Understanding Upper GI Endoscopy (EGD):
EGD is a procedure in which a flexible tube is inserted through the mouth into the esophagus, stomach, and duodenum. It is used in the evaluation of various problems including difficult or painful swallowing, abdominal pain, and bleeding. Instruments can be passed through a channel in the endoscope to obtain tissue samples, stop bleeding or dilate narrowed regions of the upper GI tract.
Colonoscopy is a medical procedure during which a long flexible tube is inserted into the colon. It is used for the evaluation of change in bowel habits, chronic diarrhea, rectal bleeding, abdominal pain, or anemia. During this procedure you will be sedated, so you will need a family member or a friend to drive you home afterward. It is the best screening tool for the detection of colon polyps and colon cancer.

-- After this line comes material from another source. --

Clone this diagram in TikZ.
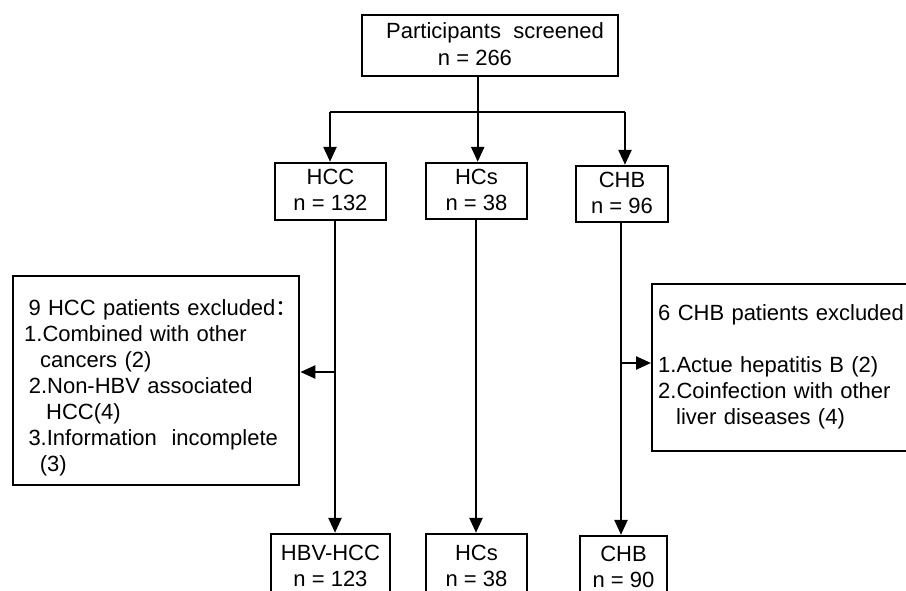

Understanding Percutaneous Endoscopic Gastrostomy (PEG):
Percutaneous endoscopic gastrostomy is a procedure through which an endoscope is used to place a flexible feeding tube through the abdominal wall into the stomach. It is used for administration of nutrition, fluids and medications in patients who cannot swallow safely. This is a hospital based procedure.
Understanding Endoscopic Retrograde Cholangiopancreatography (ERCP):
ERCP is a procedure in which a specialized endoscope is inserted through the mouth into the duodenum where the pancreatic and bile ducts empty. Instruments are passed into the ducts to remove stones, sample tissue, and/or relieve obstruction. This is a hospital based procedure.
Understanding the Video Capsule Endoscopy:
Capsule endoscopy is a disposable miniature video camera contained in a capsule that utilizes a complete optical system with a video chip, light source, transmitter, and energy source designed specifically for direct imaging of the small intestine. It is swallowed by the patient delivering high quality color images in a painless and non-invasive manner. Images are transmitted to a recording device worn around the patient’s waist. After 8 hours, the data is downloaded to a computer workstation, where the images are reviewed by the physician.